» **Exercise directions**
Restate the data below word for word. Skip any images it contains.
** start Dataset excerpt **
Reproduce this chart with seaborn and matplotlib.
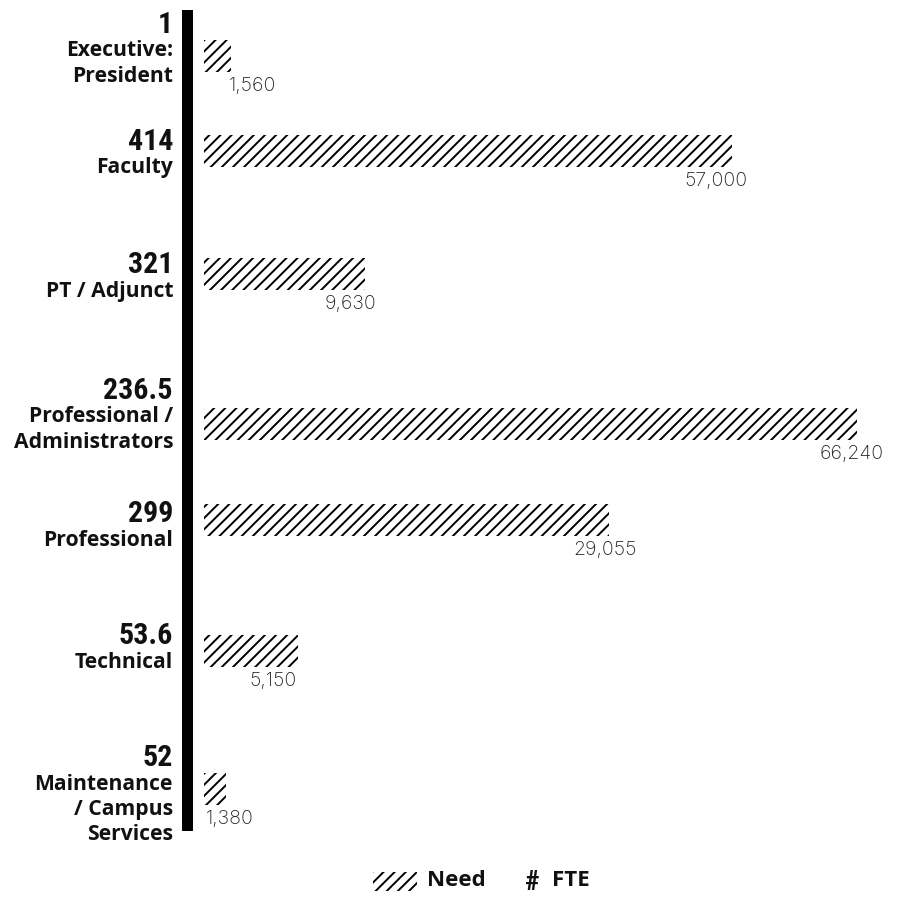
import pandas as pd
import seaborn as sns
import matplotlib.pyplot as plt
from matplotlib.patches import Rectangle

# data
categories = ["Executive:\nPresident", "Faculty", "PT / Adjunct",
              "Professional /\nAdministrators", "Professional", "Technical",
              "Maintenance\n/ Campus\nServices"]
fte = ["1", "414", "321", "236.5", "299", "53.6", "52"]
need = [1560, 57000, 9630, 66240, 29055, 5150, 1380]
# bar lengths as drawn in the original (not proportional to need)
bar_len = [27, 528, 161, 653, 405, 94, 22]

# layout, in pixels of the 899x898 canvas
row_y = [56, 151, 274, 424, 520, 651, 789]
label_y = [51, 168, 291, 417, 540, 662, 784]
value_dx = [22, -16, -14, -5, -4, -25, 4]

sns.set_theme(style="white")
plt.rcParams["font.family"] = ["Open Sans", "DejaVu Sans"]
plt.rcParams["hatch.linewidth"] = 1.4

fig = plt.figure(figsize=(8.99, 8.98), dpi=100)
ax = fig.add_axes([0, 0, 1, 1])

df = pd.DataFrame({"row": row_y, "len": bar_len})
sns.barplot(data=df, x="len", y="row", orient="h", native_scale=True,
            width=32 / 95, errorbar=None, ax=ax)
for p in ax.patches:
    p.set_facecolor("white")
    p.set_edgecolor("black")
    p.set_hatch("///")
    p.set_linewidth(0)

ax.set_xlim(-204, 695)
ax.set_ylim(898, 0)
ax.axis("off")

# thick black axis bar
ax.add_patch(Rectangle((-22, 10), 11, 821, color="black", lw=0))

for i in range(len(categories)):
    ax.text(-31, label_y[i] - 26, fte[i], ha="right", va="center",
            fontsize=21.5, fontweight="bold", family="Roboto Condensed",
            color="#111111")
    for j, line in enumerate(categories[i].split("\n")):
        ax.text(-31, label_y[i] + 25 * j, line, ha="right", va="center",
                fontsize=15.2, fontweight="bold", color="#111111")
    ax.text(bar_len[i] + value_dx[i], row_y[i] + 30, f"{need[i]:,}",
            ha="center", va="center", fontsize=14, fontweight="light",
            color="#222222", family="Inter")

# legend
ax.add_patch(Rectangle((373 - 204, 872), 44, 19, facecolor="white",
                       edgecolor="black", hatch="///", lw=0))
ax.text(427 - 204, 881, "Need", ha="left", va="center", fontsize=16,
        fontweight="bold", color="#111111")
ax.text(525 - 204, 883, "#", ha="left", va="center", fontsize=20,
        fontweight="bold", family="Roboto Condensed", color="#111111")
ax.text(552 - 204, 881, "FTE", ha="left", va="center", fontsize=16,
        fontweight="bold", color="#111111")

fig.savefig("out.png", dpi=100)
** end Dataset excerpt **
» **Completed exercise**
Reproduce this chart with seaborn and matplotlib.
import pandas as pd
import seaborn as sns
import matplotlib.pyplot as plt
from matplotlib.patches import Rectangle

# data
categories = ["Executive:\nPresident", "Faculty", "PT / Adjunct",
              "Professional /\nAdministrators", "Professional", "Technical",
              "Maintenance\n/ Campus\nServices"]
fte = ["1", "414", "321", "236.5", "299", "53.6", "52"]
need = [1560, 57000, 9630, 66240, 29055, 5150, 1380]
# bar lengths as drawn in the original (not proportional to need)
bar_len = [27, 528, 161, 653, 405, 94, 22]

# layout, in pixels of the 899x898 canvas
row_y = [56, 151, 274, 424, 520, 651, 789]
label_y = [51, 168, 291, 417, 540, 662, 784]
value_dx = [22, -16, -14, -5, -4, -25, 4]

sns.set_theme(style="white")
plt.rcParams["font.family"] = ["Open Sans", "DejaVu Sans"]
plt.rcParams["hatch.linewidth"] = 1.4

fig = plt.figure(figsize=(8.99, 8.98), dpi=100)
ax = fig.add_axes([0, 0, 1, 1])

df = pd.DataFrame({"row": row_y, "len": bar_len})
sns.barplot(data=df, x="len", y="row", orient="h", native_scale=True,
            width=32 / 95, errorbar=None, ax=ax)
for p in ax.patches:
    p.set_facecolor("white")
    p.set_edgecolor("black")
    p.set_hatch("///")
    p.set_linewidth(0)

ax.set_xlim(-204, 695)
ax.set_ylim(898, 0)
ax.axis("off")

# thick black axis bar
ax.add_patch(Rectangle((-22, 10), 11, 821, color="black", lw=0))

for i in range(len(categories)):
    ax.text(-31, label_y[i] - 26, fte[i], ha="right", va="center",
            fontsize=21.5, fontweight="bold", family="Roboto Condensed",
            color="#111111")
    for j, line in enumerate(categories[i].split("\n")):
        ax.text(-31, label_y[i] + 25 * j, line, ha="right", va="center",
                fontsize=15.2, fontweight="bold", color="#111111")
    ax.text(bar_len[i] + value_dx[i], row_y[i] + 30, f"{need[i]:,}",
            ha="center", va="center", fontsize=14, fontweight="light",
            color="#222222", family="Inter")

# legend
ax.add_patch(Rectangle((373 - 204, 872), 44, 19, facecolor="white",
                       edgecolor="black", hatch="///", lw=0))
ax.text(427 - 204, 881, "Need", ha="left", va="center", fontsize=16,
        fontweight="bold", color="#111111")
ax.text(525 - 204, 883, "#", ha="left", va="center", fontsize=20,
        fontweight="bold", family="Roboto Condensed", color="#111111")
ax.text(552 - 204, 881, "FTE", ha="left", va="center", fontsize=16,
        fontweight="bold", color="#111111")

fig.savefig("out.png", dpi=100)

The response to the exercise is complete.